Há noites que desejava se prolongassem indefinidamente. Noites que, como grandes goles sôfregos, nos engolissem por inteiro. Há na noite essa espécie de consolo - como se finalmente se pudesse respirar fundo. E, então sim, deixar que o compasso do sangue ganhe finalmente voz, enquanto as bátegas da vida cessaram.
A noite é sempre só nossa. Ou para quem nos pode ou consegue ver de perto. Como se num fundo negro apenas se visse o nosso rosto - esse que só alguns conhecem verdadeiramente.
A cidade ilumina o seu corpo - pequenos pontos de luz e as vagas amplas e serenas do silêncio.

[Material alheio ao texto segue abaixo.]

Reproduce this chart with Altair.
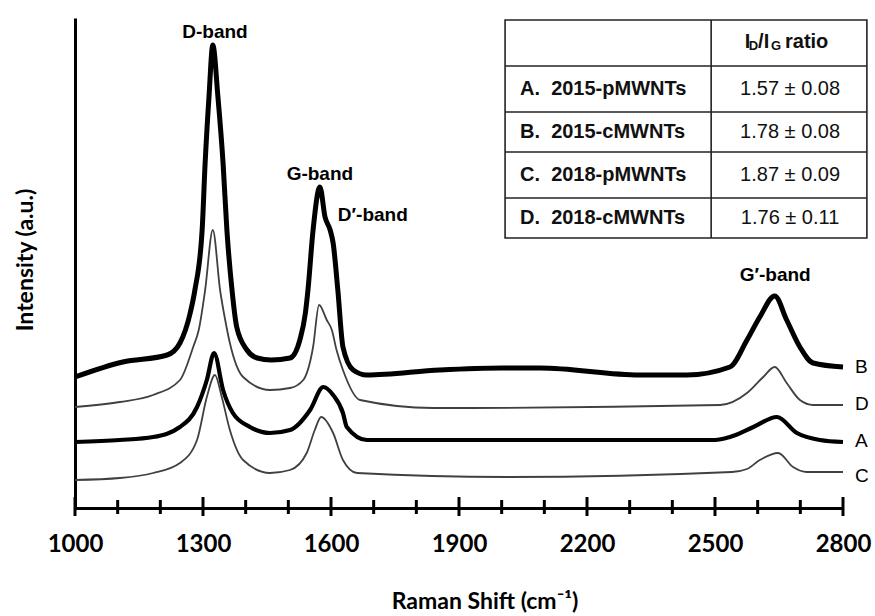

E isso como uma espécie de trégua. Há dias a que não pertencemos. E quando, enfim, chega a noite sabemos o que tanto nos sobra ou não nos chega.

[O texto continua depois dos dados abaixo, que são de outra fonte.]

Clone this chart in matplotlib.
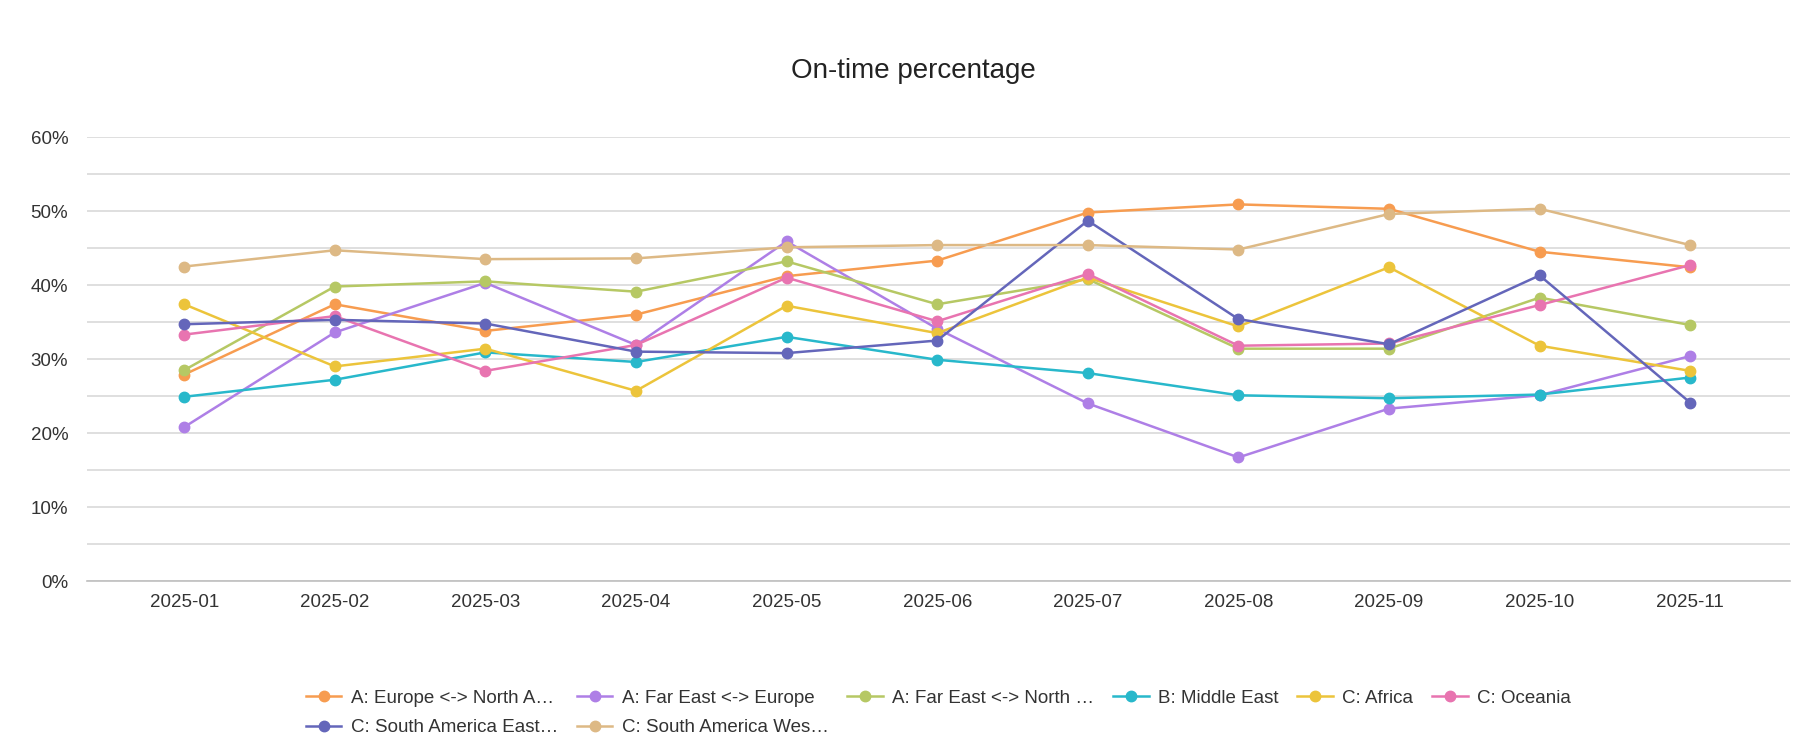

Poucos ficam connosco à noite - esses com quem partilhamos a espessura e o volume do, tantas vezes, indizível. Esses com quem partilhamos a segurança de se poder ouvir o silêncio.
E surgia, então, esse desejo de que algumas noites pudessem engolir os dias. De que ainda não fosse tempo de retomar os gestos que o mundo diz pertencerem-nos.
A noite é, então, o tempo das ausências ou dos excessos. E poucos nos conhecem nessas horas - quando ao espírito falta ensejo ou quando lhe sobra o tempero.
A esses aprendemos a associar as noites da nossa vida - os que partilham connosco as falhas que mais ninguém vê, ou os desejos que mais ninguém acende.
A noite talvez nos diga a verdade. Se passarmos os dias a fugirmos de nós mesmos, talvez a noite nos diga o que fizemos da vida. Ou o que a vida fez de nós.
Gostava quando as noites se prolongavam indefinidamente. Porque havia horas em que lhe sobrava o desejo e, outras, em que lhe faltava a medida exacta das coisas. E quando sempre chegava alguém - esses rostos familiares, ele percebia que há na vida coisas que se tornam bocados de nós mesmos - que nos faltam ou nos completam, consoante as noites da nossa vida.